------ COLLECTED MATERIAL ------
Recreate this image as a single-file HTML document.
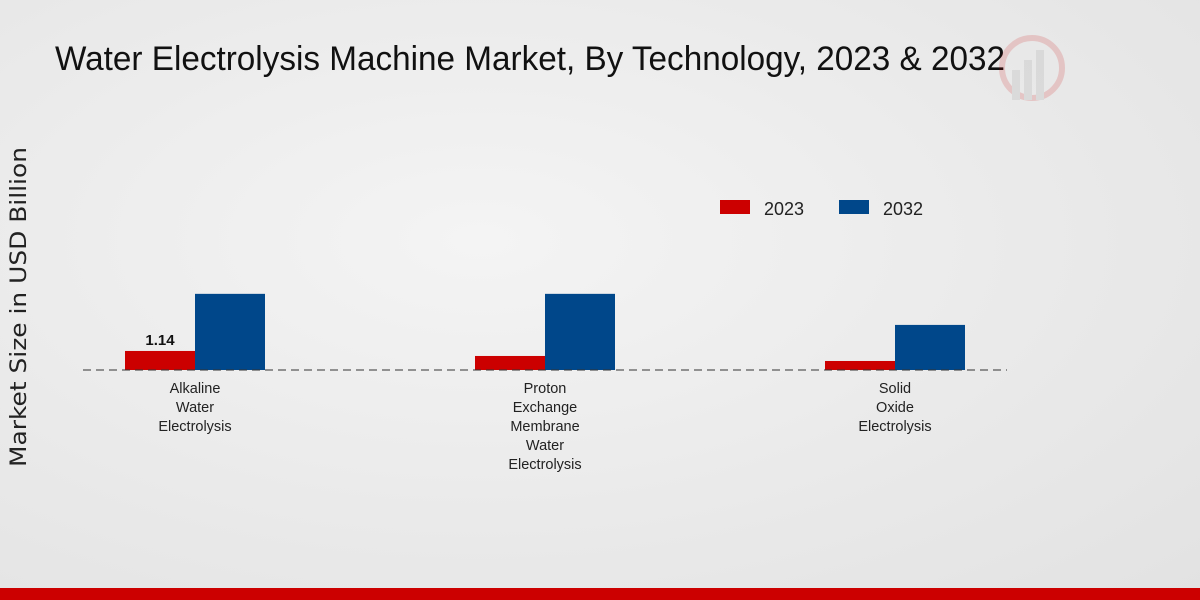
<!DOCTYPE html>
<html><head><meta charset="utf-8"><style>
html,body{margin:0;padding:0;width:1200px;height:600px;overflow:hidden;}
body{background:radial-gradient(ellipse at 40% 40%,#f4f4f4 0%,#e9e9e9 60%,#e2e2e2 100%);font-family:"Liberation Sans",sans-serif;}
</style></head><body>
<svg id="chart" width="1200" height="600" xmlns="http://www.w3.org/2000/svg">
<text x="55" y="70" font-size="34" textLength="950" lengthAdjust="spacingAndGlyphs" fill="#111">Water Electrolysis Machine Market, By Technology, 2023 &amp; 2032</text>
<g opacity="0.15">
<circle cx="1032" cy="68" r="30" fill="none" stroke="#c00" stroke-width="6"/>
<rect x="1012" y="70" width="8" height="30" fill="#888"/><rect x="1024" y="60" width="8" height="40" fill="#888"/><rect x="1036" y="50" width="8" height="50" fill="#888"/>
</g>
<text transform="translate(26,307) rotate(-90)" text-anchor="middle" font-size="22" font-family="DejaVu Sans, sans-serif" textLength="320" lengthAdjust="spacingAndGlyphs" fill="#222">Market Size in USD Billion</text>
<g>
<rect x="720" y="200" width="30" height="14" fill="#cc0000"/>
<text x="764" y="215" font-size="18" fill="#222">2023</text>
<rect x="839" y="200" width="30" height="14" fill="#00478a"/>
<text x="883" y="215" font-size="18" fill="#222">2032</text>
</g>
<g id="bars"></g>
<line x1="83" y1="370" x2="1007" y2="370" stroke="#333" stroke-dasharray="8,5" stroke-width="1"/>
<rect x="0" y="588" width="1200" height="12" fill="#cc0000"/>
</svg>
<script>
const categories = [["Alkaline","Water","Electrolysis"],["Proton","Exchange","Membrane","Water","Electrolysis"],["Solid","Oxide","Electrolysis"]];
const values2023 = [1.14, 0.84, 0.54];
const values2032 = [4.56, 4.56, 2.7];
const labels2023 = ["1.14", null, null];
const ns = "http://www.w3.org/2000/svg";
const g = document.getElementById("bars");
const base = 370, scale = 16.7;
const yScale = v => base - v * scale;
const xCenter = i => 195 + i * 350;
function mk(tag, attrs){const e=document.createElementNS(ns,tag);for(const k in attrs)e.setAttribute(k,attrs[k]);return e;}
categories.forEach((c,i)=>{
  const cx = xCenter(i);
  const r1 = mk("rect",{x:cx-70,y:yScale(values2023[i]),width:70,height:base-yScale(values2023[i]),fill:"#cc0000"});
  
  
  g.appendChild(r1);
  const r2 = mk("rect",{x:cx,y:yScale(values2032[i]),width:70,height:base-yScale(values2032[i]),fill:"#00478a"});
  
  
  g.appendChild(r2);
  if(labels2023[i]){
    const t = mk("text",{x:cx-35,y:yScale(values2023[i])-6,"text-anchor":"middle","font-size":"15","font-weight":"bold",fill:"#111"});
    t.textContent = labels2023[i];
    
    
    g.appendChild(t);
  }
  c.forEach((line,j)=>{
    const t = mk("text",{x:cx,y:393+j*19,"text-anchor":"middle","font-size":"14.5",fill:"#222"});
    t.textContent = line;
    
    
    g.appendChild(t);
  });
});
</script>
</body></html>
------
Repeat the lines above exactly, and keep every picture out.

Recreate this image as a single-file HTML document.
<!DOCTYPE html>
<html><head><meta charset="utf-8"><style>
html,body{margin:0;padding:0;width:1200px;height:600px;overflow:hidden;}
body{background:radial-gradient(ellipse at 40% 40%,#f4f4f4 0%,#e9e9e9 60%,#e2e2e2 100%);font-family:"Liberation Sans",sans-serif;}
</style></head><body>
<svg id="chart" width="1200" height="600" xmlns="http://www.w3.org/2000/svg">
<text x="55" y="70" font-size="34" textLength="950" lengthAdjust="spacingAndGlyphs" fill="#111">Water Electrolysis Machine Market, By Technology, 2023 &amp; 2032</text>
<g opacity="0.15">
<circle cx="1032" cy="68" r="30" fill="none" stroke="#c00" stroke-width="6"/>
<rect x="1012" y="70" width="8" height="30" fill="#888"/><rect x="1024" y="60" width="8" height="40" fill="#888"/><rect x="1036" y="50" width="8" height="50" fill="#888"/>
</g>
<text transform="translate(26,307) rotate(-90)" text-anchor="middle" font-size="22" font-family="DejaVu Sans, sans-serif" textLength="320" lengthAdjust="spacingAndGlyphs" fill="#222">Market Size in USD Billion</text>
<g>
<rect x="720" y="200" width="30" height="14" fill="#cc0000"/>
<text x="764" y="215" font-size="18" fill="#222">2023</text>
<rect x="839" y="200" width="30" height="14" fill="#00478a"/>
<text x="883" y="215" font-size="18" fill="#222">2032</text>
</g>
<g id="bars"></g>
<line x1="83" y1="370" x2="1007" y2="370" stroke="#333" stroke-dasharray="8,5" stroke-width="1"/>
<rect x="0" y="588" width="1200" height="12" fill="#cc0000"/>
</svg>
<script>
const categories = [["Alkaline","Water","Electrolysis"],["Proton","Exchange","Membrane","Water","Electrolysis"],["Solid","Oxide","Electrolysis"]];
const values2023 = [1.14, 0.84, 0.54];
const values2032 = [4.56, 4.56, 2.7];
const labels2023 = ["1.14", null, null];
const ns = "http://www.w3.org/2000/svg";
const g = document.getElementById("bars");
const base = 370, scale = 16.7;
const yScale = v => base - v * scale;
const xCenter = i => 195 + i * 350;
function mk(tag, attrs){const e=document.createElementNS(ns,tag);for(const k in attrs)e.setAttribute(k,attrs[k]);return e;}
categories.forEach((c,i)=>{
  const cx = xCenter(i);
  const r1 = mk("rect",{x:cx-70,y:yScale(values2023[i]),width:70,height:base-yScale(values2023[i]),fill:"#cc0000"});
  
  
  g.appendChild(r1);
  const r2 = mk("rect",{x:cx,y:yScale(values2032[i]),width:70,height:base-yScale(values2032[i]),fill:"#00478a"});
  
  
  g.appendChild(r2);
  if(labels2023[i]){
    const t = mk("text",{x:cx-35,y:yScale(values2023[i])-6,"text-anchor":"middle","font-size":"15","font-weight":"bold",fill:"#111"});
    t.textContent = labels2023[i];
    
    
    g.appendChild(t);
  }
  c.forEach((line,j)=>{
    const t = mk("text",{x:cx,y:393+j*19,"text-anchor":"middle","font-size":"14.5",fill:"#222"});
    t.textContent = line;
    
    
    g.appendChild(t);
  });
});
</script>
</body></html>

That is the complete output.